BEGIN

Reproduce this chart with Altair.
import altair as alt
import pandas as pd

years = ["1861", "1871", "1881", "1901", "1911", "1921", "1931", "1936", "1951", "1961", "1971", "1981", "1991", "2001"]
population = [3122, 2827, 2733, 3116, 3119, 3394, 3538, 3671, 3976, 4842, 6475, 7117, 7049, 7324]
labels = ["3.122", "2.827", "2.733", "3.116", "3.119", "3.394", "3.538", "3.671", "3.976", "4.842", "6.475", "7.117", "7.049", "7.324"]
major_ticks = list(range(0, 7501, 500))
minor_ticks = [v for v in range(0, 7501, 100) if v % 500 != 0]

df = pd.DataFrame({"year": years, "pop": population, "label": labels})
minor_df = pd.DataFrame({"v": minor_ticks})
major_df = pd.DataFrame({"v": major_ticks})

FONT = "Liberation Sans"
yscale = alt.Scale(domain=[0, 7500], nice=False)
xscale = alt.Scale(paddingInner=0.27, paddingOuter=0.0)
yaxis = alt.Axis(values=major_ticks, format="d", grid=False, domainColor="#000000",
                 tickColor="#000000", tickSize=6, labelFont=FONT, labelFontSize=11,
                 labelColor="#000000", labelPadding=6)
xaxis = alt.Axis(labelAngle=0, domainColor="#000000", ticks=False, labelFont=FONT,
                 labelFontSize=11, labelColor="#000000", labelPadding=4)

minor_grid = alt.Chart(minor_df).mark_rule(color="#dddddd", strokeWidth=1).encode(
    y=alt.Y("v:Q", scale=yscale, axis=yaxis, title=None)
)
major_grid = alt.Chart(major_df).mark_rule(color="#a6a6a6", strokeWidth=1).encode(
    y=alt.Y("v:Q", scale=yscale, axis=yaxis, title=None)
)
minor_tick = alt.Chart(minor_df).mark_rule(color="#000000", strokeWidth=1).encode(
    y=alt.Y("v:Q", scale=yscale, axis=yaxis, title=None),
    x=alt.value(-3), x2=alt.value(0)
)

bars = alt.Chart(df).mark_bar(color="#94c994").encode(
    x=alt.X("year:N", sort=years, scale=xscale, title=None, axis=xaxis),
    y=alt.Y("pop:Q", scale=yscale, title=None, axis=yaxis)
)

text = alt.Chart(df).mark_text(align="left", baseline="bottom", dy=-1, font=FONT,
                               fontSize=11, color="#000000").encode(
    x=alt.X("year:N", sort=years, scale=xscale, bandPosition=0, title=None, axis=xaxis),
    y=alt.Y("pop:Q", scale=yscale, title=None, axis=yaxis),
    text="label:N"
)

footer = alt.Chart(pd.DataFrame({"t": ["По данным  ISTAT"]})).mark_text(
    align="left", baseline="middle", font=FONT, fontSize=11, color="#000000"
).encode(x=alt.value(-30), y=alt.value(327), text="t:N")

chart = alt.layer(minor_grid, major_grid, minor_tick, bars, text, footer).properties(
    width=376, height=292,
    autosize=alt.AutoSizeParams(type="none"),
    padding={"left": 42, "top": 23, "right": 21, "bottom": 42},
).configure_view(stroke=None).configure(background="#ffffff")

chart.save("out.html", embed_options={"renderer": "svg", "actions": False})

END

-- The task --
Please write out the material word for word from its first line through the line holding "import pandas as pd", including both, and no line past it.

-- Output of the task --
Reproduce this chart with Altair.
import altair as alt
import pandas as pd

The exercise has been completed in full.